EXERCISE MATERIAL:
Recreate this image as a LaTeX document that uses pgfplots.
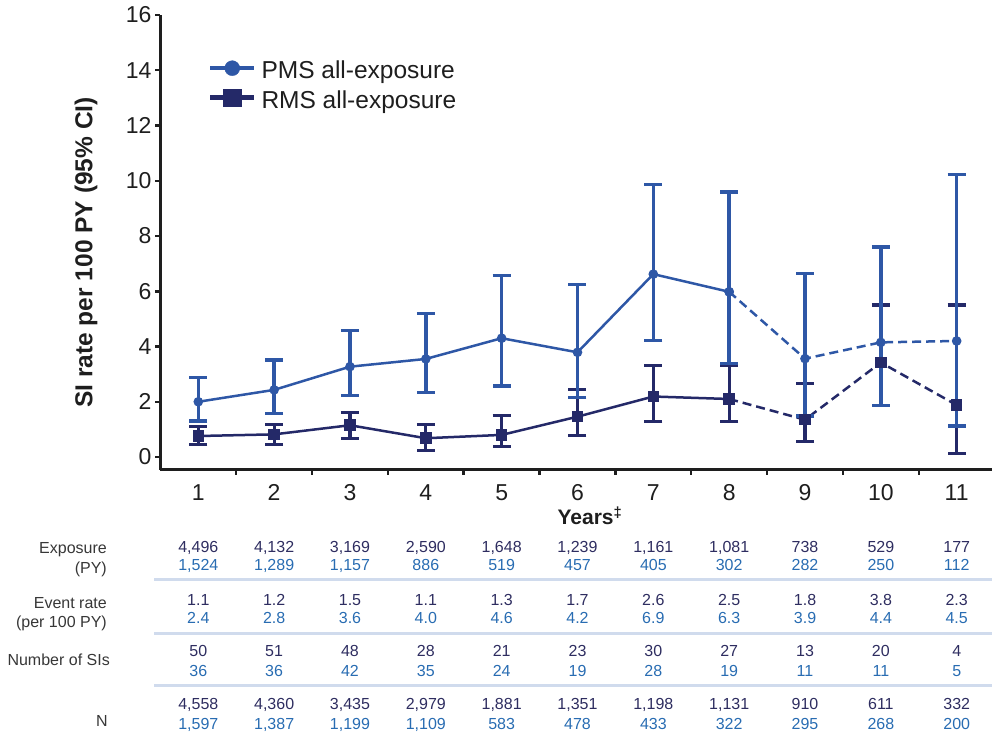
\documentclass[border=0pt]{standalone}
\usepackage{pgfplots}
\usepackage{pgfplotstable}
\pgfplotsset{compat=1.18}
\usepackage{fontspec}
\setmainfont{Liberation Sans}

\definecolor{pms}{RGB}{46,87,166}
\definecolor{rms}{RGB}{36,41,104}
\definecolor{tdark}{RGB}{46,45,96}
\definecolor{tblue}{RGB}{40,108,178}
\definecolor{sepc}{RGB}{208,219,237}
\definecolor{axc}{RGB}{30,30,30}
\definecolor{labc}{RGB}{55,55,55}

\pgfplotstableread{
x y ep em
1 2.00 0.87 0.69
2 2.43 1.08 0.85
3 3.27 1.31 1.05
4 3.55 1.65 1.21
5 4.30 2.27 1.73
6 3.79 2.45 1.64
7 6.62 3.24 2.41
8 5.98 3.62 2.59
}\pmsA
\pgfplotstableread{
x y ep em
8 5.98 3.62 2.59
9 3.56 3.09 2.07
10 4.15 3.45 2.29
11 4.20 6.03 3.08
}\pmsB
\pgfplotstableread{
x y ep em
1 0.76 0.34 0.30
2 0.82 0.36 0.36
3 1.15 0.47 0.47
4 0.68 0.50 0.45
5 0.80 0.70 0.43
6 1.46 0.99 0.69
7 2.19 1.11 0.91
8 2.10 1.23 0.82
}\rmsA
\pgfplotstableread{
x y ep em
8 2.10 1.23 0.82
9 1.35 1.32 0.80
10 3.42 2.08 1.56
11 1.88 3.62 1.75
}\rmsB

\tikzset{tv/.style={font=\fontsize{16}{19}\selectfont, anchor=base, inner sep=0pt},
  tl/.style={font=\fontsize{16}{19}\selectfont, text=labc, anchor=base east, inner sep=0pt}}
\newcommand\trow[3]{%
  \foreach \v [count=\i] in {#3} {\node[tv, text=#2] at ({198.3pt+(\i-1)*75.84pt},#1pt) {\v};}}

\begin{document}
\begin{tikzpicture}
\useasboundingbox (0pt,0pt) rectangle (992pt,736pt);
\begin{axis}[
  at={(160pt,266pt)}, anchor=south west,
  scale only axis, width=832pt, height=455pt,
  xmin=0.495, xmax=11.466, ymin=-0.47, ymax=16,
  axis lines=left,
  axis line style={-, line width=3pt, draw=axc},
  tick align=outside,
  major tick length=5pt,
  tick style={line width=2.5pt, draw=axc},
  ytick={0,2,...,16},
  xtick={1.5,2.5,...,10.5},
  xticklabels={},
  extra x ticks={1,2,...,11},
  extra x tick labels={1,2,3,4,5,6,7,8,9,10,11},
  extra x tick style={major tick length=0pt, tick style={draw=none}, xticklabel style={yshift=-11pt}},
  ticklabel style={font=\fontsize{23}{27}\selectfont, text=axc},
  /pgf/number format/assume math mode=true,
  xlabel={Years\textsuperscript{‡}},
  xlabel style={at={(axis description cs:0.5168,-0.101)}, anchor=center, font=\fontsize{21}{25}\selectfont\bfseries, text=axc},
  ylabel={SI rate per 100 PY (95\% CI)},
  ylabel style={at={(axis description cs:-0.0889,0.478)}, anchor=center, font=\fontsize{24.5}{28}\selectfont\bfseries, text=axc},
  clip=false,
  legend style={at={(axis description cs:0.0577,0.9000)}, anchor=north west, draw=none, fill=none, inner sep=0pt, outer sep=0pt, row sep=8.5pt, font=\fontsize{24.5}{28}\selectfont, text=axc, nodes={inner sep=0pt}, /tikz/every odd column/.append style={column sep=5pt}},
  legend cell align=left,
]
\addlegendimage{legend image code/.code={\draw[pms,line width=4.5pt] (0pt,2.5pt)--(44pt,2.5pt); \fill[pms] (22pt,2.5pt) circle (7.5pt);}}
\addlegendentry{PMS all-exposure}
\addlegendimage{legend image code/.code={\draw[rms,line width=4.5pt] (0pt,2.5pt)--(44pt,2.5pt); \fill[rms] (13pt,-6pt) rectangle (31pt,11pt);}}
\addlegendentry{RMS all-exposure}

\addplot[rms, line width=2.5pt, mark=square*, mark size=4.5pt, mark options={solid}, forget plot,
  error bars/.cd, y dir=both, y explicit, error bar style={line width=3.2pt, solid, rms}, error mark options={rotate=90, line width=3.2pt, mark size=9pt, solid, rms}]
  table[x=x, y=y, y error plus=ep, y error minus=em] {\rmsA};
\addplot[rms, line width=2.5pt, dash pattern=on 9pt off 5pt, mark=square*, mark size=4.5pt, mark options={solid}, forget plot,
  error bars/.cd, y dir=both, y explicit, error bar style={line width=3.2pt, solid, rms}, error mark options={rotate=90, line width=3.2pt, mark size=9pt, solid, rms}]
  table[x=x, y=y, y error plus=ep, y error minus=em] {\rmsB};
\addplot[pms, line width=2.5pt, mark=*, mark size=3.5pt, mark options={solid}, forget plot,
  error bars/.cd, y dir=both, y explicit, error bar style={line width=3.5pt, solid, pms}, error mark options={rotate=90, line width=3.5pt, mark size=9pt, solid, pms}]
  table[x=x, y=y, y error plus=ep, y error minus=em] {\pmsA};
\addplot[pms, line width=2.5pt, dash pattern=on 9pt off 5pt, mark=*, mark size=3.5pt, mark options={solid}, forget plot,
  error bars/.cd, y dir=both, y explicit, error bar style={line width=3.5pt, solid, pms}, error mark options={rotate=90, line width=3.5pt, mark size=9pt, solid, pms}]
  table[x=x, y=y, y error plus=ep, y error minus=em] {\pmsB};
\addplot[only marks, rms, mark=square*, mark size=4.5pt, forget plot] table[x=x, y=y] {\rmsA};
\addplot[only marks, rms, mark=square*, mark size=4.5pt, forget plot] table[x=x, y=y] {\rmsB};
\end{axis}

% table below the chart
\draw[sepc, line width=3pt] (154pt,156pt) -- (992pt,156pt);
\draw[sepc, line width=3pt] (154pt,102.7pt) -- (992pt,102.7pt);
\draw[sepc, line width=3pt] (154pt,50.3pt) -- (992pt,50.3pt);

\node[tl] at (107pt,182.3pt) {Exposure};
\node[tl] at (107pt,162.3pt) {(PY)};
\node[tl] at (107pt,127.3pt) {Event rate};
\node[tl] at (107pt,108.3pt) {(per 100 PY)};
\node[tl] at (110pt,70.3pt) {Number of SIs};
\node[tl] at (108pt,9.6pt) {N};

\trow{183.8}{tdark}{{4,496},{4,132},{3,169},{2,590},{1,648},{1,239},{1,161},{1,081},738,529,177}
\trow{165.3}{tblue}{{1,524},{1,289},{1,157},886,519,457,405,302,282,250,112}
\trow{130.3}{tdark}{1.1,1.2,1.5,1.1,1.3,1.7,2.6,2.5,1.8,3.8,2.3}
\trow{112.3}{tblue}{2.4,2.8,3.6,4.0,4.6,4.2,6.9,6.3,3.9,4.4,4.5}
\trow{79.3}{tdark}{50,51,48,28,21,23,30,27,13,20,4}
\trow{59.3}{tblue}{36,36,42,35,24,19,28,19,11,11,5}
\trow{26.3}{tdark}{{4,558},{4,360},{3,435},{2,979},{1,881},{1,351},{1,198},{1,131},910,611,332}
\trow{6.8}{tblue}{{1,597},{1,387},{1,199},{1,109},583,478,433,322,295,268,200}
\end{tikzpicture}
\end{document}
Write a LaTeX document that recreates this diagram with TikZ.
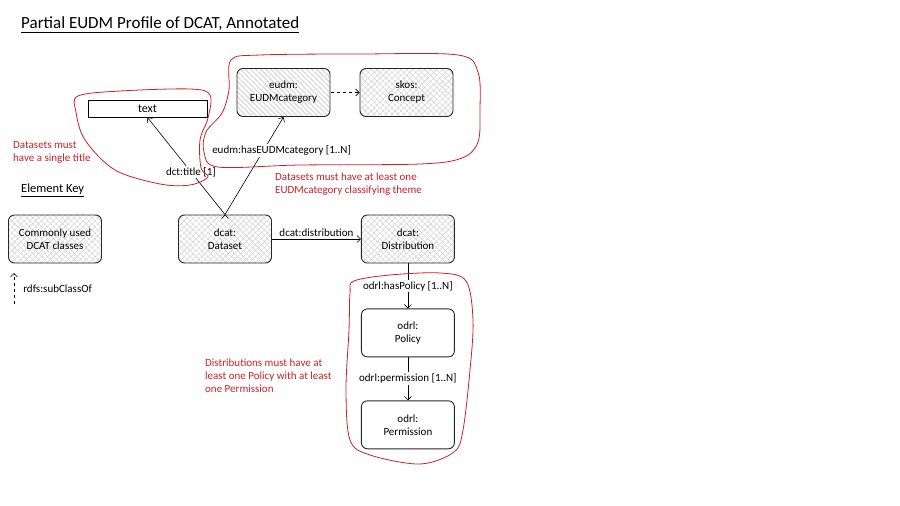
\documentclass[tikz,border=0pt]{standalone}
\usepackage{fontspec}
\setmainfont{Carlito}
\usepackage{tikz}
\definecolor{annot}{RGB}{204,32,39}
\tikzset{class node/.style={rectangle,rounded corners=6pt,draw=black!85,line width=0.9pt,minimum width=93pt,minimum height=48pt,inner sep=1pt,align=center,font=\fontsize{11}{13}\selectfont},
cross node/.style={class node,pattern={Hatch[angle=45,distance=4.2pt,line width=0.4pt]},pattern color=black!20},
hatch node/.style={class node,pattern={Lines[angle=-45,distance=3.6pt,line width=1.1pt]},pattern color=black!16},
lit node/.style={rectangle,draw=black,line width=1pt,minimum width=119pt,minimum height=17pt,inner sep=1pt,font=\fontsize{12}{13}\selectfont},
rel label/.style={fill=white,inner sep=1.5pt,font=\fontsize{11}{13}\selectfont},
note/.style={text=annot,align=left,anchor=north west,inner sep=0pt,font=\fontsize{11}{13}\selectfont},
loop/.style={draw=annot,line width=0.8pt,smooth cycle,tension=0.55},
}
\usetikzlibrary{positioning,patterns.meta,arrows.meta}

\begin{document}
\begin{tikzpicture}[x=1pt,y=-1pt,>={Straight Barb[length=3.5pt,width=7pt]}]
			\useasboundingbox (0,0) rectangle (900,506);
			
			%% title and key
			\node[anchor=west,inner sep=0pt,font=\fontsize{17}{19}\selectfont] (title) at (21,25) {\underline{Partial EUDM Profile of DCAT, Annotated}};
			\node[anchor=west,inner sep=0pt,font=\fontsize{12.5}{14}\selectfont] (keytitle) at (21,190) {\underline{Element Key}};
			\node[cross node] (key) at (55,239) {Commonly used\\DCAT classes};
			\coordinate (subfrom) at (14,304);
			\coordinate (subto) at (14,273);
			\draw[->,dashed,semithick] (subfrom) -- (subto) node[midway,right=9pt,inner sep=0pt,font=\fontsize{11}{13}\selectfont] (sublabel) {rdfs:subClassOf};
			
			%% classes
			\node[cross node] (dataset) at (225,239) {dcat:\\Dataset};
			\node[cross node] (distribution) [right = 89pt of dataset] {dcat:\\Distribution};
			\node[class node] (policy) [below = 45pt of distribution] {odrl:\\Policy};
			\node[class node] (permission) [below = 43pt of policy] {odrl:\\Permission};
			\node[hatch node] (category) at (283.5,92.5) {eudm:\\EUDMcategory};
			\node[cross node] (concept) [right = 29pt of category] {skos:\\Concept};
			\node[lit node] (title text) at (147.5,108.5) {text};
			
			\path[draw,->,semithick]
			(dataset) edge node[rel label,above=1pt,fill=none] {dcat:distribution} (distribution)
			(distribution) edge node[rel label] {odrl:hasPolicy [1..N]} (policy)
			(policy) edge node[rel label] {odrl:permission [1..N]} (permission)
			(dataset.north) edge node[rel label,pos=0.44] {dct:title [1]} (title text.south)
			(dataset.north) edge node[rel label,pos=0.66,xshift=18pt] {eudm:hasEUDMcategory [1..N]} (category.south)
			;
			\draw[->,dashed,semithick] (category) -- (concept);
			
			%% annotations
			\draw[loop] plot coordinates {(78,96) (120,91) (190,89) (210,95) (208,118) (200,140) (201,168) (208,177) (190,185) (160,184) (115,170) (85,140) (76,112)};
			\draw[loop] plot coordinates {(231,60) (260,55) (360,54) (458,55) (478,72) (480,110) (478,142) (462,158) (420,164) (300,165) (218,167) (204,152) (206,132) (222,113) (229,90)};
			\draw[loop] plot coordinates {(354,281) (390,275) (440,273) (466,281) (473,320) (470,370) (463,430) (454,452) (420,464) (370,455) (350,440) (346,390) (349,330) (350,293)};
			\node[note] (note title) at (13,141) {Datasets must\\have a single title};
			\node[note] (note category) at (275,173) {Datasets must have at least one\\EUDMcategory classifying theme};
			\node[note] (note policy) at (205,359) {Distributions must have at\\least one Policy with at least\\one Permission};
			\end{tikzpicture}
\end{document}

THE TASK:
Your task is to list each line of the records with the word "this".

THE RESULT:
Recreate this image as a LaTeX document that uses pgfplots.
Write a LaTeX document that recreates this diagram with TikZ.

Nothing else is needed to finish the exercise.